Maybe the administration thinks reckless borrowing makes sense if it's being done by local governments?
"Build America" securities work like normal municipal bonds: Localities issue them to raise cash for projects or to pay down other debt -- except that the federal government covers 35 percent of the interest costs.
Subsidized borrowing? Needless to say, state and local governments love it. Indeed, as the Bond Buyer reported earlier this month, the program's far more popular than lawmakers had predicted: Official budget estimates for the program's cost this year ranged from $50 million to $91 million -- yet, in less than half the year, more than $250 million in payments are already scheduled.
The paper cites municipal-bond analyst Philip Fischer estimating that taxpayers could bleed billions a year by the time the program winds down.
"The bond program's costs are skyrocketing because we've created an easy-money system for pet projects around the nation," says one critic of the program, Sen. Jim DeMint (R-SC).

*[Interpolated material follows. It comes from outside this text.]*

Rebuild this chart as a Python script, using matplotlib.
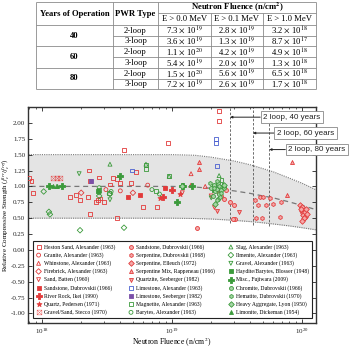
import numpy as np
import matplotlib.pyplot as plt

plt.rcParams['font.family'] = ['Liberation Serif', 'DejaVu Serif']
plt.rcParams['mathtext.fontset'] = 'stix'
plt.rcParams['axes.unicode_minus'] = False

# ---- table values ----
years = ['40', '60', '80']
pwr_types = ['2-loop', '3-loop']
energy_cols = ['E > 0.0 MeV', 'E > 0.1 MeV', 'E > 1.0 MeV']
fluence_e00 = [7.3e19, 3.6e19, 1.1e20, 5.4e19, 1.5e20, 7.2e19]
fluence_e01 = [2.8e19, 1.3e19, 4.2e19, 2.0e19, 5.6e19, 2.6e19]
fluence_e10 = [3.2e18, 8.7e17, 4.9e18, 1.3e18, 6.5e18, 1.7e18]

# ---- trend band ----
band_F = [7e17, 1e19, 1.5e19, 2e19, 3e19, 4e19, 5e19, 6e19, 8e19, 1e20, 1.3e20]
band_mid = [1.0, 1.0, 0.99, 0.97, 0.93, 0.89, 0.85, 0.82, 0.755, 0.70, 0.63]
band_hi = [1.5, 1.5, 1.49, 1.46, 1.40, 1.34, 1.28, 1.23, 1.13, 1.05, 0.94]
band_lo = [0.5, 0.5, 0.495, 0.487, 0.466, 0.446, 0.427, 0.409, 0.378, 0.35, 0.314]

# ---- measured points ----
heston_F = [7.9e17, 8.3e17, 8.5e17, 1.64e18, 1.82e18, 1.96e18, 2.26e18, 2.3e18, 2.34e18, 2.34e18,
            2.6e18, 2.69e18, 2.75e18, 2.8e18, 3.0e18, 3.33e18, 3.5e18, 3.78e18, 3.78e18, 3.98e18,
            4.27e18, 4.84e18, 5.26e18, 6.0e18, 7.7e18, 9.3e18, 2.3e19, 2.3e19]
heston_v = [1.13, 1.08, 0.89, 0.84, 0.86, 0.79, 0.83, 1.25, 0.56, 1.09,
            0.75, 0.79, 1.14, 0.81, 0.75, 1.03, 1.13, 0.51, 1.11, 1.05,
            1.57, 1.06, 1.22, 0.68, 0.67, 1.68, 2.18, 2.03]
granite_F = [3.1e18, 4.0e18, 6.5e18]
granite_v = [0.95, 0.93, 1.02]
whinstone_F = [1.4e19, 1.4e19, 1.8e19]
whinstone_v = [1.2, 1.02, 1.0]
firebrick_F = [2.0e18, 5.0e18]
firebrick_v = [0.9, 0.9]
batten_F = [1.2e19, 2.0e19]
batten_v = [0.9, 0.85]
sandstone_F = [4.6e18, 5.7e18, 8.8e18]
sandstone_v = [0.83, 0.86, 0.97]
river_F = [8.5e18, 1.0e19]
river_v = [0.83, 0.95]
quartz_F = [8.1e18, 1.15e19]
quartz_v = [0.82, 0.88]
stecco_F = [1.22e18, 1.3e18, 1.37e18]
stecco_v = [1.13, 1.13, 1.13]
sandstone2_F = [2.3e19, 2.4e19, 2.5e19, 2.6e19, 2.8e19, 3.0e19, 3.05e19, 2.95e19, 1.55e19]
sandstone2_v = [0.9, 0.85, 0.8, 0.95, 0.75, 0.7, 0.48, 0.48, 0.35]
serp_dub_F = [4.35e19, 4.75e19, 5.0e19, 5.7e19, 6.0e19, 4.4e19, 4.9e19, 6.76e19, 6.9e19, 4.6e19, 5.3e19]
serp_dub_v = [0.79, 0.84, 0.83, 0.81, 0.73, 0.51, 0.51, 0.52, 0.75, 0.70, 0.70]
serp_ell_F = [9.7e19, 1.0e20, 1.0e20, 1.02e20, 1.02e20, 1.05e20, 1.05e20, 1.1e20, 9.9e19, 1.03e20,
              1.07e20, 1.0e20]
serp_ell_v = [0.70, 0.68, 0.62, 0.58, 0.55, 0.60, 0.52, 0.57, 0.65, 0.50,
              0.65, 0.46]
serp_mix_F = [8.4e19, 7.7e19, 1.61e19, 1.61e19]
serp_mix_v = [1.39, 0.87, 1.38, 1.28]
quartzite_F = [2.2e19, 3.3e19, 2.1e19]
quartzite_v = [0.62, 0.60, 0.68]
lime_alex_F = [2.18e19, 2.18e19, 2.22e19, 4.9e18]
lime_alex_v = [1.74, 1.69, 1.32, 1.25]
lime_seeb_F = [2.38e18, 2.3e19]
lime_seeb_v = [1.08, 0.98]
magnetite_F = [6.3e18, 6.3e18, 2.75e18, 3.3e18, 7.5e18, 2.4e19, 2.1e19, 9.5e18]
magnetite_v = [1.33, 1.27, 0.95, 0.90, 0.93, 1.10, 1.00, 1.17]
barytes_F = [2.75e18, 2.75e18, 3.4e18, 7.0e18, 8.0e18]
barytes_v = [0.98, 0.90, 0.92, 0.95, 0.88]
slag_F = [3.33e18, 6.3e18, 2.3e19, 9.5e18, 1.3e18]
slag_v = [1.35, 1.35, 1.17, 1.16, 1.0]
ilmenite_F = [1.03e18, 1.13e18, 1.15e18, 1.96e18, 4.27e18, 2.75e18, 3.33e18]
ilmenite_v = [0.92, 0.60, 0.56, 0.31, 0.35, 0.85, 0.88]
gravel_F = [1.93e18, 3.33e18, 2.0e19]
gravel_v = [1.2, 0.79, 0.82]
haydite_F = [2.7e18, 2.1e19]
haydite_v = [0.93, 0.95]
fujiwara_F = [1.13e18, 1.43e18, 3.98e18, 1.19e19, 1.09e19, 1.43e19, 2.46e19, 1.21e19]
fujiwara_v = [1.0, 1.0, 1.16, 1.0, 0.75, 1.0, 1.0, 1.0]
chromite_F = [2.0e19, 2.1e19, 2.15e19, 2.2e19, 2.25e19, 2.3e19, 2.35e19, 2.4e19, 2.05e19, 2.25e19]
chromite_v = [0.98, 1.02, 0.92, 0.96, 1.05, 0.88, 0.99, 0.94, 0.85, 0.80]
hematite_F = [1.95e19, 2.1e19, 2.2e19, 2.3e19, 2.4e19, 2.5e19, 2.2e19, 2.35e19]
hematite_v = [1.05, 0.97, 1.08, 1.01, 0.90, 0.97, 0.78, 0.84]
heavy_F = [1.2e19, 2.15e19, 2.5e19]
heavy_v = [1.0, 0.73, 1.02]
limonite_F = [1.22e18, 1.3e18]
limonite_v = [1.01, 1.0]

red = '#e23a3a'
pink = '#f4a9a9'
green = '#3b9a3b'
lgreen = '#a6d5a6'
blue = '#4a5fd0'
purple = '#7a4fa8'

series = [
    ('Heston Sand, Alexander (1963)', heston_F, heston_v, 's', red, 'none'),
    ('Granite, Alexander (1963)', granite_F, granite_v, 'o', red, 'none'),
    ('Whinstone, Alexander (1963)', whinstone_F, whinstone_v, '^', red, 'none'),
    ('Firebrick, Alexander (1963)', firebrick_F, firebrick_v, 'D', red, 'none'),
    ('Sand, Batten (1960)', batten_F, batten_v, 'v', red, 'none'),
    ('Sandstone, Dubrovskii (1966)', sandstone_F, sandstone_v, 's', red, red),
    ('River Rock, Ikei (1990)', river_F, river_v, 'P', red, red),
    ('Quartz, Pedersen (1971)', quartz_F, quartz_v, '*', red, red),
    ('Gravel/Sand, Stecco (1970)', stecco_F, stecco_v, r'$\boxtimes$', red, red),
    ('Sandstone, Dubrovskii (1966)', sandstone2_F, sandstone2_v, 'o', red, pink),
    ('Serpentine, Dubrovskii (1968)', serp_dub_F, serp_dub_v, 'h', red, pink),
    ('Serpentine, Elleuch (1972)', serp_ell_F, serp_ell_v, 'D', red, pink),
    ('Serpentine Mix, Rappeneau (1966)', serp_mix_F, serp_mix_v, '^', red, pink),
    ('Quartzite, Seeberger (1982)', quartzite_F, quartzite_v, 'v', red, pink),
    ('Limestone, Alexander (1963)', lime_alex_F, lime_alex_v, 's', blue, 'none'),
    ('Limestone, Seeberger (1982)', lime_seeb_F, lime_seeb_v, 's', purple, purple),
    ('Magnetite, Alexander (1963)', magnetite_F, magnetite_v, 's', green, 'none'),
    ('Barytes, Alexander (1963)', barytes_F, barytes_v, 'o', green, 'none'),
    ('Slag, Alexander (1963)', slag_F, slag_v, '^', green, 'none'),
    ('Ilmenite, Alexander (1963)', ilmenite_F, ilmenite_v, 'D', green, 'none'),
    ('Gravel, Alexander (1963)', gravel_F, gravel_v, 'v', green, 'none'),
    ('Haydite/Barytes, Blosser (1948)', haydite_F, haydite_v, 's', green, green),
    ('Misc., Fujiwara (2009)', fujiwara_F, fujiwara_v, 'P', green, green),
    ('Chromite, Dubrovskii (1966)', chromite_F, chromite_v, 'o', green, lgreen),
    ('Hematite, Dubrovskii (1970)', hematite_F, hematite_v, 'h', green, lgreen),
    ('Heavy Aggregate, Lyon (1950)', heavy_F, heavy_v, 'D', green, lgreen),
    ('Limonite, Dickeman (1954)', limonite_F, limonite_v, '^', green, green),
]

fig = plt.figure(figsize=(3.53, 3.48), dpi=100)

# ---- table (drawn in pixel coordinates) ----
tab = fig.add_axes([0, 0, 1, 1])
tab.set_xlim(0, 353)
tab.set_ylim(348, 0)
tab.axis('off')
tab.patch.set_alpha(0)

cx = [36, 113, 158, 211, 263, 316]
lc = '#8a8a8a'
lw = 0.6
tab.hlines([2, 25, 46, 68, 89], cx[0], cx[-1], color=lc, lw=lw)
tab.hlines([13], cx[2], cx[-1], color=lc, lw=lw)
tab.hlines([35.5, 57, 78.5], cx[1], cx[-1], color=lc, lw=lw)
tab.vlines([cx[0], cx[1], cx[2], cx[-1]], 2, 89, color=lc, lw=lw)
tab.vlines([cx[3], cx[4]], 13, 89, color=lc, lw=lw)

fs = 6.2
tab.text((cx[0] + cx[1]) / 2, 13.5, 'Years of Operation', ha='center', va='center',
         fontsize=fs, fontweight='bold')
tab.text((cx[1] + cx[2]) / 2, 13.5, 'PWR Type', ha='center', va='center',
         fontsize=fs, fontweight='bold')
tab.text((cx[2] + cx[-1]) / 2, 7.3, r'Neutron Fluence (n/cm$^\mathbf{2}$)', ha='center',
         va='center', fontsize=fs, fontweight='bold')
for j, lab in enumerate(energy_cols):
    tab.text((cx[2 + j] + cx[3 + j]) / 2, 19.3, lab, ha='center', va='center', fontsize=fs)


def sci(val):
    e = int(np.floor(np.log10(val)))
    m = val / 10 ** e
    return rf'{m:.1f} $\times$ 10$^{{{e}}}$'


row_top = [25, 35.5, 46, 57, 68, 78.5]
row_bot = [35.5, 46, 57, 68, 78.5, 89]
for i, yr in enumerate(years):
    tab.text((cx[0] + cx[1]) / 2, (row_top[2 * i] + row_bot[2 * i + 1]) / 2, yr,
             ha='center', va='center', fontsize=fs, fontweight='bold')
for r in range(6):
    yc = (row_top[r] + row_bot[r]) / 2 + 0.3
    tab.text((cx[1] + cx[2]) / 2, yc, pwr_types[r % 2], ha='center', va='center', fontsize=fs)
    for j, col in enumerate([fluence_e00, fluence_e01, fluence_e10]):
        tab.text((cx[2 + j] + cx[3 + j]) / 2, yc, sci(col[r]), ha='center', va='center',
                 fontsize=fs)

# ---- main chart ----
ax = fig.add_axes([28 / 353, 25 / 348, 288 / 353, 216 / 348])
ax.set_xscale('log')
ax.set_xlim(7.8e17, 1.28e20)
ax.set_ylim(-1.15, 2.25)

ax.fill_between(band_F, band_lo, band_hi, color='#e4e4e4', lw=0, zorder=0)
ax.plot(band_F, band_hi, ls=(0, (1, 1)), color='#777777', lw=0.8, zorder=1)
ax.plot(band_F, band_lo, ls=(0, (1, 1)), color='#777777', lw=0.8, zorder=1)
ax.plot(band_F, band_mid, ls=(0, (4, 3)), color='#777777', lw=0.9, zorder=1)

two_loop = fluence_e01[0::2]
vline_bottom = [0.42, 0.39, 0.37]
for f, yb in zip(two_loop, vline_bottom):
    ax.plot([f, f], [yb, 2.25], ls=(0, (3, 2)), color='#555555', lw=0.6, zorder=1)

handles = []
for lab, F, v, mk, ec, fc in series:
    if mk.startswith('$'):
        h = ax.scatter(F, v, s=14, marker=mk, c=ec, linewidths=0, zorder=3, label=lab)
    else:
        size = 14 if mk in ('*', 'P') else 8
        h = ax.scatter(F, v, s=size, marker=mk, edgecolors=ec, facecolors=fc,
                       linewidths=0.6, zorder=3, label=lab)
    handles.append(h)

labels_txt = [f'2 loop, {y} years' for y in years]
label_F = [5.0e19, 6.4e19, 7.8e19]
label_y = [2.09, 1.84, 1.58]
for f, txt, lx, ly in zip(two_loop, labels_txt, label_F, label_y):
    ax.annotate(txt, xy=(f, ly), xytext=(lx, ly), ha='left', va='center',
                fontsize=5.8, family='Liberation Sans', color='#222222',
                bbox=dict(boxstyle='square,pad=0.3', fc='white', ec='#888888', lw=0.6),
                arrowprops=dict(arrowstyle='-|>', color='#222222', lw=0.7,
                                mutation_scale=3, shrinkA=0, shrinkB=0),
                annotation_clip=False, zorder=5)

ax.set_yticks(np.arange(-1.0, 2.01, 0.25))
ax.set_yticklabels([f'{t:.2f}' for t in np.arange(-1.0, 2.01, 0.25)])
ax.tick_params(axis='both', which='both', direction='in', top=True, right=True,
               labelsize=5, colors='#222222')
ax.tick_params(which='major', length=3, width=0.6)
ax.tick_params(which='minor', length=1.6, width=0.5)
ax.tick_params(axis='x', pad=2.5)
ax.tick_params(axis='y', pad=2)
for sp in ax.spines.values():
    sp.set_linewidth(1.0)
    sp.set_color('#333333')

ax.set_xlabel(r'Neutron Fluence (n/cm$^2$)', fontsize=5.6)
ax.set_ylabel(r'Relative Compressive Strength ($f_c^{irr}/f_c^{ref}$)', fontsize=5.0)
ax.xaxis.set_label_coords(0.5, -0.062)
ax.yaxis.set_label_coords(-0.057, 0.5)

leg = ax.legend(handles=handles, ncol=3, loc='lower left',
                bbox_to_anchor=(0.017, 0.023, 0.969, 0.29), mode='expand',
                fontsize=4.1, frameon=True, fancybox=False, edgecolor='#222222',
                framealpha=1, borderpad=0.5, labelspacing=0.42, handletextpad=0.4,
                columnspacing=0.8, handlelength=1.0, borderaxespad=0)
leg.get_frame().set_linewidth(0.8)
leg.set_zorder(6)

fig.savefig('out.png', dpi=100)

Pet projects? The Treasury Department promises public disclosure soon of just who's issuing the bonds, and for how much. But we already know that the biggest issuer so far is near-bankrupt California, which has already sold more than $5 billion worth.
You can understand why the Golden State would jump at any chance to reduce its multibillion-dollar load -- but why should taxpayers in New York be giving bunglers in Sacramento a backdoor bailout?
(Excerpt) Read more at nypost.com ...
Cheers!
Just like Jim Quinn (of Quinn & Rose) says, “whenever the government subsidizes anything, you get more of it.” From single moms to crops, all the government has to do is throw money at something and you’ll get more, a lot more, of it.